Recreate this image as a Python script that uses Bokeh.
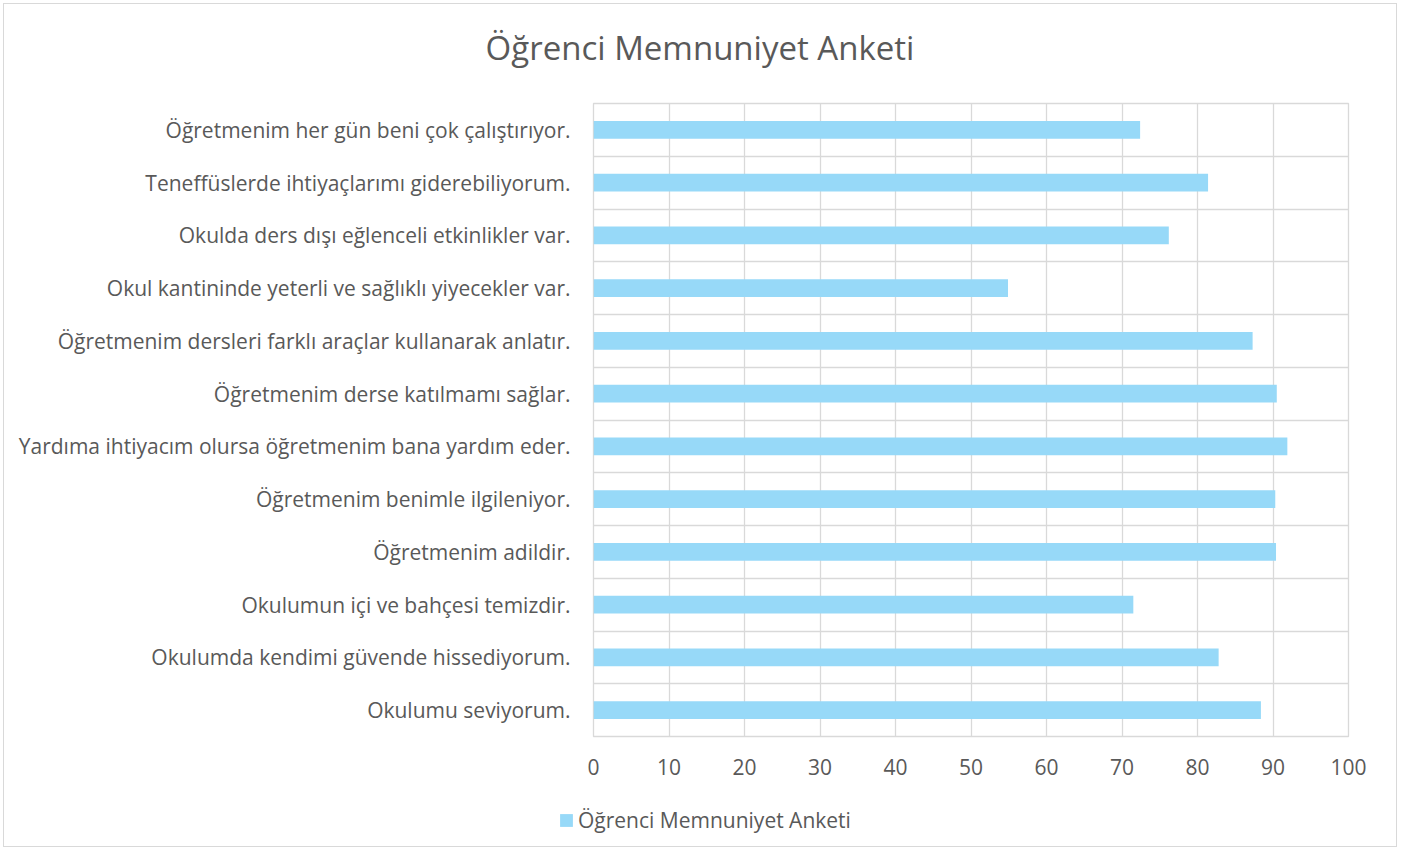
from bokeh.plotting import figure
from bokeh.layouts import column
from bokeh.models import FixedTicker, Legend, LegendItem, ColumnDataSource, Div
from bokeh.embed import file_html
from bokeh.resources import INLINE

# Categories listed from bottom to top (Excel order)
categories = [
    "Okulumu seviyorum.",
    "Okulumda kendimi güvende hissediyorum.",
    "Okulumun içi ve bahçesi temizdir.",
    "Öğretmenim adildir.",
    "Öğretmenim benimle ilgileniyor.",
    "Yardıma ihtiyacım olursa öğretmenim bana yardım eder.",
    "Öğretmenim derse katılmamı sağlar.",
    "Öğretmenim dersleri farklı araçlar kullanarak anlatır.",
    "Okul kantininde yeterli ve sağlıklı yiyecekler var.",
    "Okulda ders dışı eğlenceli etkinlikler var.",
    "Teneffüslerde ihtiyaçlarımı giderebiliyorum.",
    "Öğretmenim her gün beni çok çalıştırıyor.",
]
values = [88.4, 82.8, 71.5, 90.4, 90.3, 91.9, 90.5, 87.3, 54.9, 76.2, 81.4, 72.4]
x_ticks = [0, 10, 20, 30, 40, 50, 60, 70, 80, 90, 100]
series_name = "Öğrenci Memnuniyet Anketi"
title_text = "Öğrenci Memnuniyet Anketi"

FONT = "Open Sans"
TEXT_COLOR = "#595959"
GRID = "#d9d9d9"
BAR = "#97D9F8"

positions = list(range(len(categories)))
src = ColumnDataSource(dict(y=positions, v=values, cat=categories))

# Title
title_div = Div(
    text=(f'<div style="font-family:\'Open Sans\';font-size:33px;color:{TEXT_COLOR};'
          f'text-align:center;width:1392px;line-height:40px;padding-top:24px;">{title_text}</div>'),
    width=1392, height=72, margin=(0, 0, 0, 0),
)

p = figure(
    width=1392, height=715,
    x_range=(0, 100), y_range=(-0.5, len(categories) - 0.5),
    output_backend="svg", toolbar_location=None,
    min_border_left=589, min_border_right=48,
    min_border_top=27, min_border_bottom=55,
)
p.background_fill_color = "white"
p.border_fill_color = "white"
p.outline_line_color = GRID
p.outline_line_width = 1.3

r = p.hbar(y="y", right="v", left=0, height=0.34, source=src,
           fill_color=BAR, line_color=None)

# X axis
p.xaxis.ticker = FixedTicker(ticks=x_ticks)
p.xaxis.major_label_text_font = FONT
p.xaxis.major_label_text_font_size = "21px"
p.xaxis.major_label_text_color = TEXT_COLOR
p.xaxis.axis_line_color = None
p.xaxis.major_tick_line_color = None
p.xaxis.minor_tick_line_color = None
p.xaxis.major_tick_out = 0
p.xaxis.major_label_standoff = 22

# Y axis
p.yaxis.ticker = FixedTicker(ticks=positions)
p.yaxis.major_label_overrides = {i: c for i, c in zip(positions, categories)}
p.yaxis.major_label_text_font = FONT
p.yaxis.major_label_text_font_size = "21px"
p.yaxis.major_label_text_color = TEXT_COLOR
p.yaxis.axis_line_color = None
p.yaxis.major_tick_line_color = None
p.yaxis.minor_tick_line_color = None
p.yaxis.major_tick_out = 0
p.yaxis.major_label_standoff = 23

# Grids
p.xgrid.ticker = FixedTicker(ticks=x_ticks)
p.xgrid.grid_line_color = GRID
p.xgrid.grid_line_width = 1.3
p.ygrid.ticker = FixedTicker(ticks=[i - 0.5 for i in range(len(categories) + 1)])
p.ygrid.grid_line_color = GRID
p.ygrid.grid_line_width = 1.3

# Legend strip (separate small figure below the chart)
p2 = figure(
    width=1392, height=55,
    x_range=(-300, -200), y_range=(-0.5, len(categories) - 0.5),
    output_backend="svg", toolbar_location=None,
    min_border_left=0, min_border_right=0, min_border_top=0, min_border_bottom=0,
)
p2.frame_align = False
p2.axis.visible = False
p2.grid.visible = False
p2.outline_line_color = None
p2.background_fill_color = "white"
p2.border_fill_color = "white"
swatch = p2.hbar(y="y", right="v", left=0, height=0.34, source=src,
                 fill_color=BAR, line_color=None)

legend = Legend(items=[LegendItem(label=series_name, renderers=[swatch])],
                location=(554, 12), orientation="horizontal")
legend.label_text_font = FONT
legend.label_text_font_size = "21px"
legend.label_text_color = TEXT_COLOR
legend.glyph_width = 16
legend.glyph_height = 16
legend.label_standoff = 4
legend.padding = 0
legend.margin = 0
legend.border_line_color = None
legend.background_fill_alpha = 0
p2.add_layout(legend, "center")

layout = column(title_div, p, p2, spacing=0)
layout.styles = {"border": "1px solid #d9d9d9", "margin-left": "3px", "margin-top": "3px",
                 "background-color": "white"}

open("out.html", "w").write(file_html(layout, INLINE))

* [PROBLEM STATEMENT]:
Skip every picture and return the lines above from the top through the one that contains "from bokeh.resources import INLINE".

* [REPLY]:
Recreate this image as a Python script that uses Bokeh.
from bokeh.plotting import figure
from bokeh.layouts import column
from bokeh.models import FixedTicker, Legend, LegendItem, ColumnDataSource, Div
from bokeh.embed import file_html
from bokeh.resources import INLINE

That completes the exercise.